### PROBLEM TO SOLVE
Lines that include the word "page" are the ones to copy.
◇ ◇ ◇ ◇
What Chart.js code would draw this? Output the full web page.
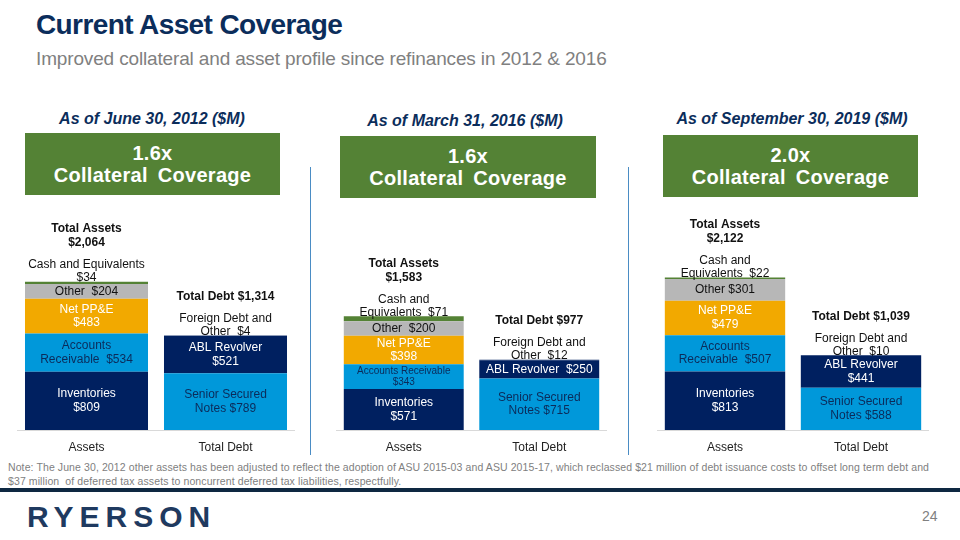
<!DOCTYPE html>
<html>
<head>
<meta charset="utf-8">
<script src="https://cdn.jsdelivr.net/npm/chart.js@4"></script>
<style>
  body { margin: 0; width: 960px; height: 540px; background: #fff; position: relative; overflow: hidden; font-family: "Liberation Sans", Arial, sans-serif; }
  .abs { position: absolute; }
  #title { left: 36px; top: 9px; font-size: 28px; font-weight: bold; color: #0B2D5B; letter-spacing: -0.6px; }
  #subtitle { left: 36px; top: 48px; font-size: 19px; color: #808080; letter-spacing: -0.15px; }
  .asof { top: 110px; width: 320px; text-align: center; font-size: 16px; font-weight: bold; font-style: italic; color: #0B2D5B; }
  .box { background: #548235; color: #fff; font-weight: bold; font-size: 20px; text-align: center; line-height: 22px; padding-top: 9px; box-sizing: border-box; height: 62px; width: 255px; letter-spacing: 0.3px; word-spacing: 4px; }
  .sep { width: 1px; background: #4A8CC4; top: 167px; height: 288px; }
  #note { left: 8px; top: 460px; font-size: 10.5px; color: #808080; line-height: 14px; letter-spacing: 0.1px; }
  #rule { left: 0; top: 488px; width: 960px; height: 4px; background: #0E2841; }
  #logo { left: 27px; top: 500px; font-size: 30px; font-weight: bold; color: #1F3A60; letter-spacing: 6px; }
  #page { left: 922px; top: 508px; font-size: 14px; color: #808080; }
  canvas { position: absolute; }
</style>
</head>
<body>
<div id="title" class="abs">Current Asset Coverage</div>
<div id="subtitle" class="abs">Improved collateral and asset profile since refinances in 2012 &amp; 2016</div>

<div class="abs asof" style="left:-8px">As of June 30, 2012 ($M)</div>
<div class="abs asof" style="left:305px;top:112px">As of March 31, 2016 ($M)</div>
<div class="abs asof" style="left:632px">As of September 30, 2019 ($M)</div>

<div id="box0" class="abs box" style="left:25px;top:133px"></div>
<div id="box1" class="abs box" style="left:340px;top:136px;width:256px"></div>
<div id="box2" class="abs box" style="left:663px;top:135px"></div>

<div class="abs sep" style="left:310px"></div>
<div class="abs sep" style="left:628px"></div>

<canvas id="c0" width="278" height="260" style="left:17px;top:200px"></canvas>
<canvas id="c1" width="271" height="260" style="left:336px;top:200px"></canvas>
<canvas id="c2" width="272" height="260" style="left:657px;top:200px"></canvas>

<div id="note" class="abs">Note: The June 30, 2012 other assets has been adjusted to reflect the adoption of ASU 2015-03 and ASU 2015-17, which reclassed $21 million of debt issuance costs to offset long term debt and<br>$37 million &nbsp;of deferred tax assets to noncurrent deferred tax liabilities, respectfully.</div>
<div id="rule" class="abs"></div>
<div id="logo" class="abs">RYERSON</div>
<div id="page" class="abs">24</div>

<script>
// Data, one entry per snapshot (2012, 2016, 2019), $M
const categories = ['Assets', 'Total Debt'];
const coverage = ['1.6x', '1.6x', '2.0x'];

const inventories = [809, 571, 813];
const receivables = [534, 343, 507];
const netPPE = [483, 398, 479];
const otherAssets = [204, 200, 301];
const cashEquiv = [34, 71, 22];

const seniorNotes = [789, 715, 588];
const ablRevolver = [521, 250, 441];
const foreignDebt = [4, 12, 10];

// label names per panel (value gets appended)
const assetNames = [
  ['Inventories\n', 'Accounts\nReceivable  ', 'Net PP&E\n', 'Other  ', 'Cash and Equivalents\n'],
  ['Inventories\n', 'Accounts Receivable\n', 'Net PP&E\n', 'Other  ', 'Cash and\nEquivalents  '],
  ['Inventories\n', 'Accounts\nReceivable  ', 'Net PP&E\n', 'Other ', 'Cash and\nEquivalents  ']
];
const debtNames = [
  ['Senior Secured\nNotes ', 'ABL Revolver\n', 'Foreign Debt and\nOther  '],
  ['Senior Secured\nNotes ', 'ABL Revolver  ', 'Foreign Debt and\nOther  '],
  ['Senior Secured\nNotes ', 'ABL Revolver\n', 'Foreign Debt and\nOther  ']
];
const totalNames = ['Total Assets\n', 'Total Debt '];

const NAVY = '#002060', BLUE = '#0098DA', GOLD = '#F2A900', GREY = '#B7B7B7', GREEN = '#548235';
const DARKTXT = '#0B2B5A';
const FONT = '"Liberation Sans", Arial, sans-serif';

// draws the labels in and above the stacked segments
const segLabels = {
  id: 'segLabels',
  afterDatasetsDraw(chart) {
    const ctx = chart.ctx;
    const tops = {}, outside = {}, totals = {};
    ctx.save();
    ctx.textAlign = 'center';
    ctx.textBaseline = 'middle';
    chart.data.datasets.forEach((ds, di) => {
      chart.getDatasetMeta(di).data.forEach((el, i) => {
        const v = ds.data[i];
        if (v == null) return;
        totals[i] = (totals[i] || 0) + v;
        if (tops[i] == null || el.y < tops[i].y) tops[i] = { x: el.x, y: el.y };
        const lines = (ds.names[i] + '$' + v).split('\n');
        const h = el.base - el.y;
        if (h < 12) { outside[i] = lines; return; }
        const fs = lines.length > 1 && h < 26 ? 10 : 12;
        const lh = fs + 1.5;
        ctx.font = fs + 'px ' + FONT;
        ctx.fillStyle = ds.textColor[i];
        const cy = (el.y + el.base) / 2 - (lines.length - 1) * lh / 2;
        lines.forEach((t, k) => ctx.fillText(t, el.x, cy + k * lh));
      });
    });
    Object.keys(tops).forEach(i => {
      const t = tops[i];
      let y = t.y - 4;
      ctx.fillStyle = '#111';
      ctx.font = '12px ' + FONT;
      const out = outside[i] || [];
      for (let k = out.length - 1; k >= 0; k--) {
        ctx.fillText(out[k], t.x, y);
        if (k > 0) y -= 13;
      }
      y -= 22;
      ctx.font = 'bold 12px ' + FONT;
      const tl = (totalNames[i] + '$' + totals[i].toLocaleString('en-US')).split('\n');
      for (let k = tl.length - 1; k >= 0; k--) {
        ctx.fillText(tl[k], t.x, y);
        y -= 14;
      }
    });
    ctx.restore();
  }
};

function seg(values, p, names, idx, cat, color, textColor) {
  const data = [null, null];
  data[cat] = values[p];
  const nm = ['', ''];
  nm[cat] = names[p][idx];
  const tc = ['', ''];
  tc[cat] = textColor;
  return { data, names: nm, textColor: tc, backgroundColor: color, borderWidth: 0 };
}

for (let p = 0; p < 3; p++) {
  document.getElementById('box' + p).innerHTML = coverage[p] + '<br>Collateral Coverage';
  const datasets = [
    seg(inventories, p, assetNames, 0, 0, NAVY, '#fff'),
    seg(receivables, p, assetNames, 1, 0, BLUE, DARKTXT),
    seg(netPPE, p, assetNames, 2, 0, GOLD, '#fff'),
    seg(otherAssets, p, assetNames, 3, 0, GREY, '#111'),
    seg(cashEquiv, p, assetNames, 4, 0, GREEN, '#111'),
    seg(seniorNotes, p, debtNames, 0, 1, BLUE, DARKTXT),
    seg(ablRevolver, p, debtNames, 1, 1, NAVY, '#fff'),
    seg(foreignDebt, p, debtNames, 2, 1, NAVY, '#111')
  ];
  new Chart(document.getElementById('c' + p), {
    type: 'bar',
    data: { labels: categories, datasets },
    options: {
      responsive: false,
      animation: false,
      layout: { padding: 0 },
      categoryPercentage: 1,
      barPercentage: 0.885,
      plugins: { legend: { display: false }, tooltip: { enabled: false } },
      scales: {
        x: {
          stacked: true,
          grid: { display: false, drawTicks: false },
          border: { color: '#D9D9D9', width: 1 },
          ticks: { color: '#222', padding: 10, font: { size: 12, family: FONT } },
          afterFit(s) { s.height = 30; }
        },
        y: { stacked: true, display: false, min: 0, max: 3200 }
      }
    },
    plugins: [segLabels]
  });
}
</script>
</body>
</html>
◇ ◇ ◇ ◇
### RESPONSE TO THE EXERCISE
What Chart.js code would draw this? Output the full web page.
  #page { left: 922px; top: 508px; font-size: 14px; color: #808080; }
<div id="page" class="abs">24</div>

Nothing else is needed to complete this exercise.